* What you are asked to do
Take every line from the first down to the line with "xpos = list(range(len(categories)))" and set it down exactly, without the pictures.

* Dataset section
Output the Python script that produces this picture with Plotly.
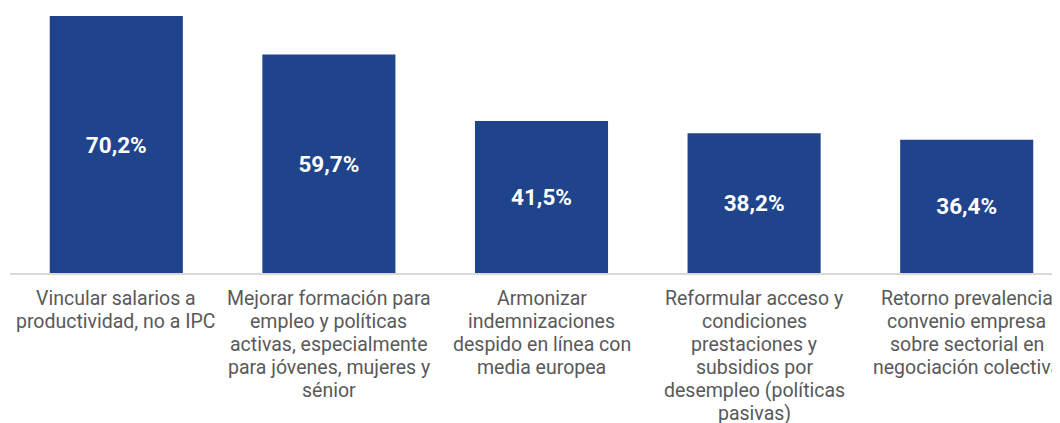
import plotly.graph_objects as go

categories = [
    "Vincular salarios a<br>productividad, no a IPC",
    "Mejorar formación para<br>empleo y políticas<br>activas, especialmente<br>para jóvenes, mujeres y<br>sénior",
    "Armonizar<br>indemnizaciones<br>despido en línea con<br>media europea",
    "Reformular acceso y<br>condiciones<br>prestaciones y<br>subsidios por<br>desempleo (políticas<br>pasivas)",
    "Retorno prevalencia<br>convenio empresa<br>sobre sectorial en<br>negociación colectiva",
]
values = [70.2, 59.7, 41.5, 38.2, 36.4]
labels = [f"{v:.1f}%".replace(".", ",") for v in values]

xpos = list(range(len(categories)))

fig = go.Figure(
    go.Bar(
        x=xpos,
        y=values,
        text=labels,
        textposition="inside",
        insidetextanchor="middle",
        textangle=0,
        textfont=dict(family="Roboto", size=22.5, color="white", weight="bold"),
        marker=dict(color="#1f448b", line=dict(width=0)),
    )
)

# category labels, one annotation per text line (tighter line spacing than tick labels)
LINE_H = 23
for i, cat in enumerate(categories):
    for j, line in enumerate(cat.split("<br>")):
        fig.add_annotation(
            x=i, xref="x", y=0, yref="y",
            text=line, showarrow=False,
            xanchor="center", yanchor="top",
            yshift=-(12 + j * LINE_H),
            font=dict(family="Roboto", size=19.5, color="#595959"),
        )

fig.update_layout(
    width=1052,
    height=415,
    margin=dict(l=2, r=0, t=0, b=150),
    paper_bgcolor="white",
    plot_bgcolor="white",
    bargap=0.374,
    showlegend=False,
)
fig.update_xaxes(
    range=[-0.5, -0.5 + 1050 / 212.6],
    showticklabels=False,
    showline=True,
    linecolor="#d9d9d9",
    linewidth=1.5,
    showgrid=False,
    zeroline=False,
    ticks="",
)
fig.update_yaxes(
    range=[0, 265 / 3.661],
    visible=False,
    showgrid=False,
    zeroline=False,
)

fig.write_html("out.html")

* Problem solution
Output the Python script that produces this picture with Plotly.
import plotly.graph_objects as go

categories = [
    "Vincular salarios a<br>productividad, no a IPC",
    "Mejorar formación para<br>empleo y políticas<br>activas, especialmente<br>para jóvenes, mujeres y<br>sénior",
    "Armonizar<br>indemnizaciones<br>despido en línea con<br>media europea",
    "Reformular acceso y<br>condiciones<br>prestaciones y<br>subsidios por<br>desempleo (políticas<br>pasivas)",
    "Retorno prevalencia<br>convenio empresa<br>sobre sectorial en<br>negociación colectiva",
]
values = [70.2, 59.7, 41.5, 38.2, 36.4]
labels = [f"{v:.1f}%".replace(".", ",") for v in values]

xpos = list(range(len(categories)))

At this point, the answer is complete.